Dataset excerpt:
══════
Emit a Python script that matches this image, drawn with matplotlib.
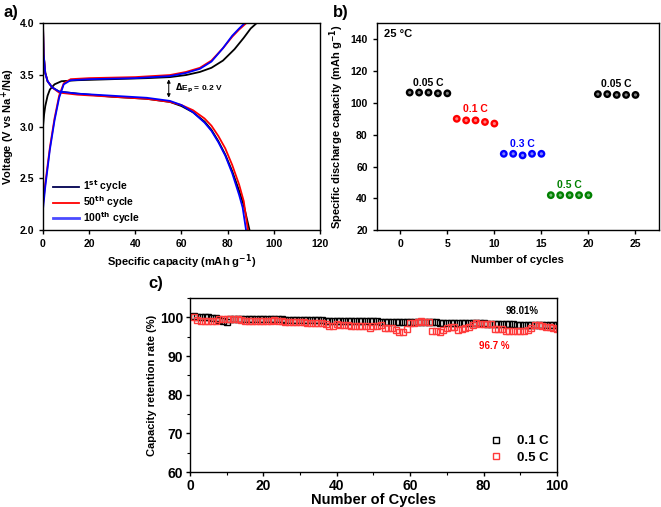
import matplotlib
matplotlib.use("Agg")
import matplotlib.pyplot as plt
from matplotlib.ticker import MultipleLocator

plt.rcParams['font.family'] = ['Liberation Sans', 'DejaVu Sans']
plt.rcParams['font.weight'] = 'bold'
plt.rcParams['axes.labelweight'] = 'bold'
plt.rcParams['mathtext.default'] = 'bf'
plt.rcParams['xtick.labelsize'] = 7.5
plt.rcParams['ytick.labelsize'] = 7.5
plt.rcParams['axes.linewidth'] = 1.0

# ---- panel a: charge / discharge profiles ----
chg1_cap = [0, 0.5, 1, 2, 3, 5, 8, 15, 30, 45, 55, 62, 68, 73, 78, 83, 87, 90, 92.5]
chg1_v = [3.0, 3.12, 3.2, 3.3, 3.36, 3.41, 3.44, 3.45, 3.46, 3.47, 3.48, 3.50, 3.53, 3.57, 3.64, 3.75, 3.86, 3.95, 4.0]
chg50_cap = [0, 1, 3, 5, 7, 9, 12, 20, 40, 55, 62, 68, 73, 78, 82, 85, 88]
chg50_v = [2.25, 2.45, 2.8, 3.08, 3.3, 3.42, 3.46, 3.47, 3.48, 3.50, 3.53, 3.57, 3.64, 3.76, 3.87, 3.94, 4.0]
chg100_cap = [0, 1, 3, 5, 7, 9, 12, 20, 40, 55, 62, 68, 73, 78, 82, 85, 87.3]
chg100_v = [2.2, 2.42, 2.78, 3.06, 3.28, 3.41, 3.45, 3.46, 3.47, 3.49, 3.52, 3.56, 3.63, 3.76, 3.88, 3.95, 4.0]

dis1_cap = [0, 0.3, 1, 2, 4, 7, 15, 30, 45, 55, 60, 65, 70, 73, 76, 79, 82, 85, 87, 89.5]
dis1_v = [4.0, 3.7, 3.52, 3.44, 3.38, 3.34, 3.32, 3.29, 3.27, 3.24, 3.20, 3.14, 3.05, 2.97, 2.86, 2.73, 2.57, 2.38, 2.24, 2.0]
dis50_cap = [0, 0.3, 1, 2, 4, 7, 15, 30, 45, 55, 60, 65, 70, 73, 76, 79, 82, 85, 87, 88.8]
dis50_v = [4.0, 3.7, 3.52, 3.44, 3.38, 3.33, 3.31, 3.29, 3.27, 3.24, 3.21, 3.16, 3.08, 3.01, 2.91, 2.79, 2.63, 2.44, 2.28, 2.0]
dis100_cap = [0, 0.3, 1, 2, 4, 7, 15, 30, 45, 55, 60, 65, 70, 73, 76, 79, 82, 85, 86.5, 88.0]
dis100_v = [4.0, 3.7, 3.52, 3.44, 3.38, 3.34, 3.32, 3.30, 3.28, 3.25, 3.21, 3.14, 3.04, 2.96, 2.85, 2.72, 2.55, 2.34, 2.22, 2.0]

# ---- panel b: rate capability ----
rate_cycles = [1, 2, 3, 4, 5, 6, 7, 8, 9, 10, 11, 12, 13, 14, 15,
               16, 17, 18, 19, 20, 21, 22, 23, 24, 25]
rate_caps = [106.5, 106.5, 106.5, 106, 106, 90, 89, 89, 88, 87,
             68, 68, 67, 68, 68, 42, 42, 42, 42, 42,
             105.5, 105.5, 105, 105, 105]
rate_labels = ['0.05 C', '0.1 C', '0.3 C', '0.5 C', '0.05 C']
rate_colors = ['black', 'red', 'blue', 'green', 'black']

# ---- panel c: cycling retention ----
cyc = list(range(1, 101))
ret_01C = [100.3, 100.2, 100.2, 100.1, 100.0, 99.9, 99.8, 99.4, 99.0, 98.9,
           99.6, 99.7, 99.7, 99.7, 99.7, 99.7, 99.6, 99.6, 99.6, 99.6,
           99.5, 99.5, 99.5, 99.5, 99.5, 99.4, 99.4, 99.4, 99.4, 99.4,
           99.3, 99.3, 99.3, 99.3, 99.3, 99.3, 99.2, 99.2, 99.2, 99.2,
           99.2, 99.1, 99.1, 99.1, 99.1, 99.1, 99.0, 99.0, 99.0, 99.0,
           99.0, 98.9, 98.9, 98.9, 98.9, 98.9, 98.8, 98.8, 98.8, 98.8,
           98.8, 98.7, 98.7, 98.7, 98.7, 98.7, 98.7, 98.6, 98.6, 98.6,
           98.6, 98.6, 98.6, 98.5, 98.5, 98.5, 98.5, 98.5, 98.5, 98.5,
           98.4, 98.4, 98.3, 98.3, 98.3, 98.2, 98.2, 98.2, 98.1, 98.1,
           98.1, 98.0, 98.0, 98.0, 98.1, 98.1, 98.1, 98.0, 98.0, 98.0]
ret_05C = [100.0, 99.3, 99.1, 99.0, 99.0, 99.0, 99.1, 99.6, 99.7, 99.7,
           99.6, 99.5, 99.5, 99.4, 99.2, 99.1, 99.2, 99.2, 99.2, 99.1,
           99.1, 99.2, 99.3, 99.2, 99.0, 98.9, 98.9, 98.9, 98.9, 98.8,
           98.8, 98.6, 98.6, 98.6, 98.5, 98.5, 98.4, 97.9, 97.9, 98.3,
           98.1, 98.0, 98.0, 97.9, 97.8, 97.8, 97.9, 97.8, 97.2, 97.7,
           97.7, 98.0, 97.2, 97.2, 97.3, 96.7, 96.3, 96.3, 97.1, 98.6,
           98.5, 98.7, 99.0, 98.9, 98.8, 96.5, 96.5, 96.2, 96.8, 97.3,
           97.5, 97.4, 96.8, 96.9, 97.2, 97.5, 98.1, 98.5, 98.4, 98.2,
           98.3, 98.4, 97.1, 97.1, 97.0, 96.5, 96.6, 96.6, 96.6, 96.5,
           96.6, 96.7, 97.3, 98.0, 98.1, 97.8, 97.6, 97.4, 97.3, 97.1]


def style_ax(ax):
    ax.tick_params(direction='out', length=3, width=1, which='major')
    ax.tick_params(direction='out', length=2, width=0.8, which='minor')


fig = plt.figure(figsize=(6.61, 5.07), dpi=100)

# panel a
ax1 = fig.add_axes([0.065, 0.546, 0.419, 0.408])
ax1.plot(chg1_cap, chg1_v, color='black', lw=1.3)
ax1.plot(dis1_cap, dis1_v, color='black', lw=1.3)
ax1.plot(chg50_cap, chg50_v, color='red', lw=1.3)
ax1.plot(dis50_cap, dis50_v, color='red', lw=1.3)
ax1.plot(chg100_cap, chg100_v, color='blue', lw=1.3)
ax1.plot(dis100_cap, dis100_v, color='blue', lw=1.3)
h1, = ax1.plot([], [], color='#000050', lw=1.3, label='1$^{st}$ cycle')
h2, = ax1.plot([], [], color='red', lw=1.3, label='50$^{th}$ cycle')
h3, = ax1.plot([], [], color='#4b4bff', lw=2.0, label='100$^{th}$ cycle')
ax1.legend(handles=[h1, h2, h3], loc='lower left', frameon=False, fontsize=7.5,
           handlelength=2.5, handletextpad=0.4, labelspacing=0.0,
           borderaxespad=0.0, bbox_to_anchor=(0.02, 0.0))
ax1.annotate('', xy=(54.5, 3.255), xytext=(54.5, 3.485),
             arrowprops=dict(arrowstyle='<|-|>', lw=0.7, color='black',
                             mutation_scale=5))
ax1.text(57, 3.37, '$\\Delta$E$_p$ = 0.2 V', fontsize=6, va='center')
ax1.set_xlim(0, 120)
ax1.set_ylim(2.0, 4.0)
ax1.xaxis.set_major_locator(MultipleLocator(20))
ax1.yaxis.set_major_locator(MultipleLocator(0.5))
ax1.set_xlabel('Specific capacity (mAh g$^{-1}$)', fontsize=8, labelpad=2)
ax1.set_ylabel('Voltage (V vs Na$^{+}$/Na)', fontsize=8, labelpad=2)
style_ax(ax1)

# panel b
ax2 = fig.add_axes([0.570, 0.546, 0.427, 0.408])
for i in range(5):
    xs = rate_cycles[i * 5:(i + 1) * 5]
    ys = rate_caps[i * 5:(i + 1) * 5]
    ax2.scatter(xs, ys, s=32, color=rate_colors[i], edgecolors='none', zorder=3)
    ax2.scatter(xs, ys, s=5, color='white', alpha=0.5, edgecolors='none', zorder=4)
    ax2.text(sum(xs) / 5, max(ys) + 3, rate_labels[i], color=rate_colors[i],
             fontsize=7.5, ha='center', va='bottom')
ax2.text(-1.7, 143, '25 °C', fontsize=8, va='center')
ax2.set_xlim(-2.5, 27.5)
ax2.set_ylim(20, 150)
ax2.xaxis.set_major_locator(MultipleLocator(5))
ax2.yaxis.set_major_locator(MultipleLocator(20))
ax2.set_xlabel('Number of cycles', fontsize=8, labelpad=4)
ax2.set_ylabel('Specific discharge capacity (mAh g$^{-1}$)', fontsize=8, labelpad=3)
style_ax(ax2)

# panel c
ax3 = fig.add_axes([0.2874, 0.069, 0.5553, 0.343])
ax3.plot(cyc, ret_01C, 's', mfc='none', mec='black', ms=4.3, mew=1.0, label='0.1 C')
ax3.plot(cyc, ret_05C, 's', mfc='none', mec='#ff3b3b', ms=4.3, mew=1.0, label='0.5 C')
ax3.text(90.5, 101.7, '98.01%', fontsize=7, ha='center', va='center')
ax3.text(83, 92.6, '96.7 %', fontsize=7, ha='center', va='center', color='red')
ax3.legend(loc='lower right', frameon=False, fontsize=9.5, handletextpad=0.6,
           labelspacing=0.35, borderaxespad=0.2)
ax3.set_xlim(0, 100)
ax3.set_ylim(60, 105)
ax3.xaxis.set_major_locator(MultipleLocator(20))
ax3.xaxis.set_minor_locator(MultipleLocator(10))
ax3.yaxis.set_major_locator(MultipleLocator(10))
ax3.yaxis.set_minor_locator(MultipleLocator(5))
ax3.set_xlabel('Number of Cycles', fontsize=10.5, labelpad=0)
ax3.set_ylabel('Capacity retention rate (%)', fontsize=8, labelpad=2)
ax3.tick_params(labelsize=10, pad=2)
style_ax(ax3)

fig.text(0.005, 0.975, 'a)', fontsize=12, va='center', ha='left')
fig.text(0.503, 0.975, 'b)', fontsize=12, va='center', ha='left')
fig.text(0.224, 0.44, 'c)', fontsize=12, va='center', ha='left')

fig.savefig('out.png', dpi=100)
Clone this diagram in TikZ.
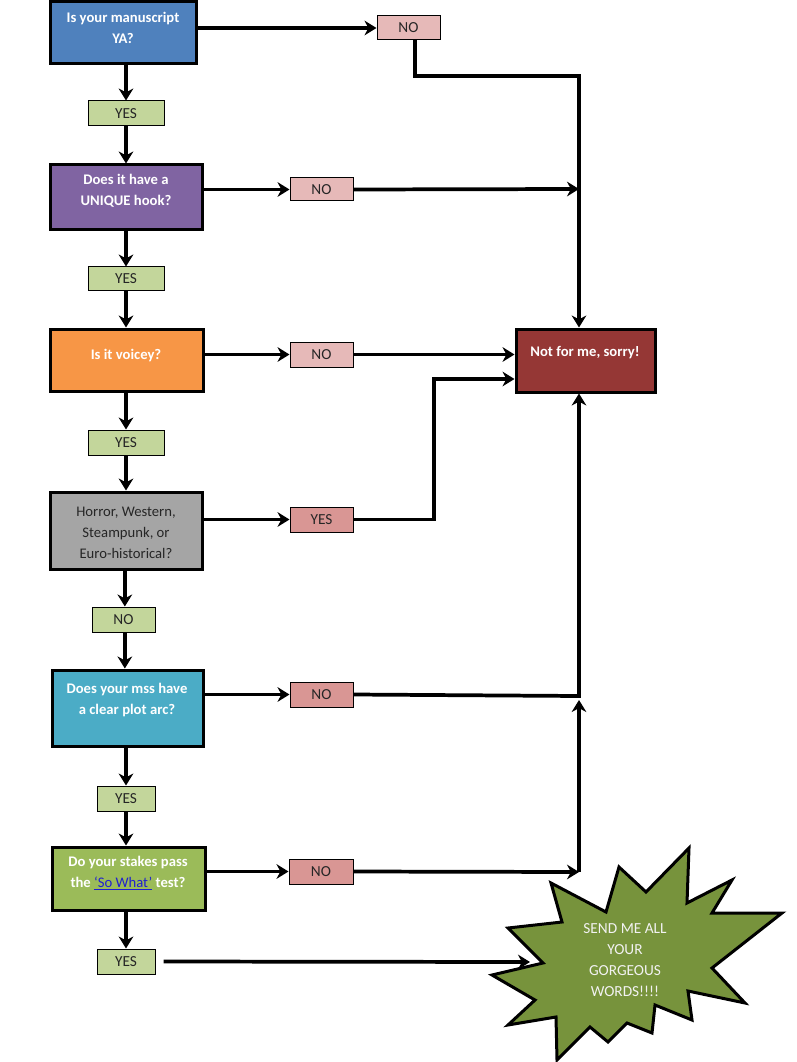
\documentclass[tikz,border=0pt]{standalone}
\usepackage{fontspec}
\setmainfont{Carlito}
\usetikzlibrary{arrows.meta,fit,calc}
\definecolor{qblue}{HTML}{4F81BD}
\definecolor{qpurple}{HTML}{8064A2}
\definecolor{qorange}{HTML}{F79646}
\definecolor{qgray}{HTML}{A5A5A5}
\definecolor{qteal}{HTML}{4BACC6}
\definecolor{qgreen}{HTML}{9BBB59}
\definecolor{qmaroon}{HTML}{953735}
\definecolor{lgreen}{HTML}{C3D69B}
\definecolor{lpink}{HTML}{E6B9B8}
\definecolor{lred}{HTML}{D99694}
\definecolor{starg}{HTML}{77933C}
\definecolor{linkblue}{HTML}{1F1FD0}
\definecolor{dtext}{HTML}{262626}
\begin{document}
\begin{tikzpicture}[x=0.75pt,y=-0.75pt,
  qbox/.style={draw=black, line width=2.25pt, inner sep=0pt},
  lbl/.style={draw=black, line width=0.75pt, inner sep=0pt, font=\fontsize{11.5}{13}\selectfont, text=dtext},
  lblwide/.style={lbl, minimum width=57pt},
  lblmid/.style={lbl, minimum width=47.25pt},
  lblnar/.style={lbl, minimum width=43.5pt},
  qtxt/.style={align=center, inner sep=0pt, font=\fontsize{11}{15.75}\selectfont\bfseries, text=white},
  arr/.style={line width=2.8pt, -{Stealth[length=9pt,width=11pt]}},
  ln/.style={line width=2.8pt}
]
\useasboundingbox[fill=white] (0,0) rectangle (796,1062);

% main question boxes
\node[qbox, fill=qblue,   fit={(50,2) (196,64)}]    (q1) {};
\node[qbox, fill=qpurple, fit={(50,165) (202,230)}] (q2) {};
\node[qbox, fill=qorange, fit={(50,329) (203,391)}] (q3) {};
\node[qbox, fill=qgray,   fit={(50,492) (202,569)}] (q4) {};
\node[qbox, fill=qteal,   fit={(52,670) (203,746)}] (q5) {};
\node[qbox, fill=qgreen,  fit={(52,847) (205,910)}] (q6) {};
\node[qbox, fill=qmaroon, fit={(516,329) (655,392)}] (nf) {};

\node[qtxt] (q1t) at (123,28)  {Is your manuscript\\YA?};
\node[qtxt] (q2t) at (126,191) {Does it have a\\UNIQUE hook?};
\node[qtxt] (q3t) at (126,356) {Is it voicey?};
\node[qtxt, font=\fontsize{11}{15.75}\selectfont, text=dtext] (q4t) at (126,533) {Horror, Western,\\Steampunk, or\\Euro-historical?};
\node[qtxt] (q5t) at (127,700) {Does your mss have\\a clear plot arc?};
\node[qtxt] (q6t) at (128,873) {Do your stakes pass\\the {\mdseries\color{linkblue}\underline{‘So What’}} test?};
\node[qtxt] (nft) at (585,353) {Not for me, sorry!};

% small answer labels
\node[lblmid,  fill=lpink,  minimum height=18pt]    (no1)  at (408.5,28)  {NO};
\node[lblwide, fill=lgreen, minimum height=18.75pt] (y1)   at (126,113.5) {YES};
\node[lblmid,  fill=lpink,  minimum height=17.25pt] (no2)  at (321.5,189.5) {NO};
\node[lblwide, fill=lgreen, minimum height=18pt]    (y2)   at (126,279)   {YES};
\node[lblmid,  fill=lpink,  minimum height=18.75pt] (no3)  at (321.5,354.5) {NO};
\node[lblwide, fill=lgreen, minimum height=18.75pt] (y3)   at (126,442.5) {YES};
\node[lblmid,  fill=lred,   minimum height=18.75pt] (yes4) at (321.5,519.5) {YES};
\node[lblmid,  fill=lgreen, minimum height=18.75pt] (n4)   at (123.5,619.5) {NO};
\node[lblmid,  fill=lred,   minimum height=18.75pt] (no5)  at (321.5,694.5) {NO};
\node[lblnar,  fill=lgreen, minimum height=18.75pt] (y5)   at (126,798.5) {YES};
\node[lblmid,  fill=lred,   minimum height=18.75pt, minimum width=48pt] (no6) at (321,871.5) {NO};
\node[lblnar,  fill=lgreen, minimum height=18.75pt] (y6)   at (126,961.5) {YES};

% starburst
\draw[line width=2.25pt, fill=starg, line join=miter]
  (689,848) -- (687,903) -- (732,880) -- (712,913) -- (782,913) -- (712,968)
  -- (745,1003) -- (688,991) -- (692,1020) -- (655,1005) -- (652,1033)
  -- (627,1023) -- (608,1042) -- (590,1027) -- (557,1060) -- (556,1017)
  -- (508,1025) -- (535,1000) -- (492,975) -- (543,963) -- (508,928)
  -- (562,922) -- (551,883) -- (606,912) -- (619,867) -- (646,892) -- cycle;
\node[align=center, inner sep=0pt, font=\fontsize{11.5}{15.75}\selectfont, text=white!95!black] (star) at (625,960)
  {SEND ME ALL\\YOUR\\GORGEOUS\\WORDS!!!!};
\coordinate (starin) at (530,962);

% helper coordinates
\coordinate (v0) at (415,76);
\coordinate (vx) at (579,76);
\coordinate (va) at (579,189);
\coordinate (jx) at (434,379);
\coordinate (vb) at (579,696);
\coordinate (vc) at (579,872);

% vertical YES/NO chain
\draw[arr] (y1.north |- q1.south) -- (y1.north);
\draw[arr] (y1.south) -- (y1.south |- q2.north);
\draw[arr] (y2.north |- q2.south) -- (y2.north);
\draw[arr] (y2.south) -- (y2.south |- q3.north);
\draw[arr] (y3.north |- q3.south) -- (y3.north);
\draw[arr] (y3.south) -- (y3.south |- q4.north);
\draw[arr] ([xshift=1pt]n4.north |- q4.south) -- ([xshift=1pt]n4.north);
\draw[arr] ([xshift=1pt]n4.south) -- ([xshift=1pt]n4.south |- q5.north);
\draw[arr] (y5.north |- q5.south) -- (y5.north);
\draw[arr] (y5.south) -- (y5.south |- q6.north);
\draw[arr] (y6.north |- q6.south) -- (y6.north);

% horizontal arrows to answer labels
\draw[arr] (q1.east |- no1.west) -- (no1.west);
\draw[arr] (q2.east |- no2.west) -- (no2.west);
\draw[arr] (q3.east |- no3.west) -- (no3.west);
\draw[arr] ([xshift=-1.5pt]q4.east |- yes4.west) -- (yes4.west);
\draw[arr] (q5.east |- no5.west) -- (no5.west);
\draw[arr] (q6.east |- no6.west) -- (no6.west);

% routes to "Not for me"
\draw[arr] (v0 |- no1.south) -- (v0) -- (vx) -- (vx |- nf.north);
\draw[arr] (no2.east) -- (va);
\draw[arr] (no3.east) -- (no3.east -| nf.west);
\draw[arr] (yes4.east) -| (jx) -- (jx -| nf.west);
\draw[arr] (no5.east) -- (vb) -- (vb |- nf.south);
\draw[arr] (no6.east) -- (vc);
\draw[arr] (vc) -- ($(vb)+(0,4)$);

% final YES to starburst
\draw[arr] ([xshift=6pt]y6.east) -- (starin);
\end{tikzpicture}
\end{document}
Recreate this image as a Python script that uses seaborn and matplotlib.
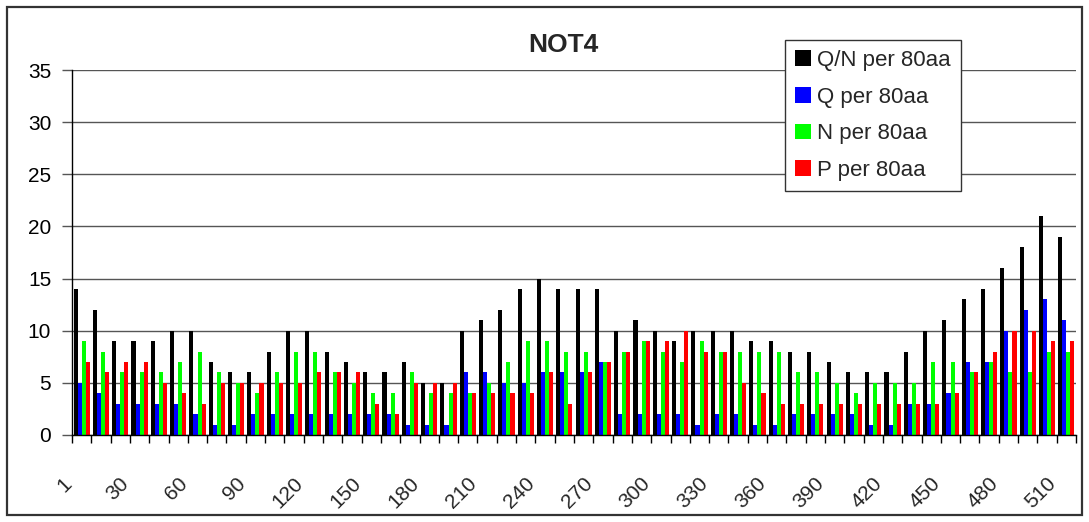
══════
■ **To be done**
Copy exactly the material above from the line with "Clone this diagram in TikZ." to the line with "(0,0) rectangle (796,1062);", ends included, and nothing else. Leave out any picture.

■ **Response to this task**
Clone this diagram in TikZ.
\documentclass[tikz,border=0pt]{standalone}
\usepackage{fontspec}
\setmainfont{Carlito}
\usetikzlibrary{arrows.meta,fit,calc}
\definecolor{qblue}{HTML}{4F81BD}
\definecolor{qpurple}{HTML}{8064A2}
\definecolor{qorange}{HTML}{F79646}
\definecolor{qgray}{HTML}{A5A5A5}
\definecolor{qteal}{HTML}{4BACC6}
\definecolor{qgreen}{HTML}{9BBB59}
\definecolor{qmaroon}{HTML}{953735}
\definecolor{lgreen}{HTML}{C3D69B}
\definecolor{lpink}{HTML}{E6B9B8}
\definecolor{lred}{HTML}{D99694}
\definecolor{starg}{HTML}{77933C}
\definecolor{linkblue}{HTML}{1F1FD0}
\definecolor{dtext}{HTML}{262626}
\begin{document}
\begin{tikzpicture}[x=0.75pt,y=-0.75pt,
  qbox/.style={draw=black, line width=2.25pt, inner sep=0pt},
  lbl/.style={draw=black, line width=0.75pt, inner sep=0pt, font=\fontsize{11.5}{13}\selectfont, text=dtext},
  lblwide/.style={lbl, minimum width=57pt},
  lblmid/.style={lbl, minimum width=47.25pt},
  lblnar/.style={lbl, minimum width=43.5pt},
  qtxt/.style={align=center, inner sep=0pt, font=\fontsize{11}{15.75}\selectfont\bfseries, text=white},
  arr/.style={line width=2.8pt, -{Stealth[length=9pt,width=11pt]}},
  ln/.style={line width=2.8pt}
]
\useasboundingbox[fill=white] (0,0) rectangle (796,1062);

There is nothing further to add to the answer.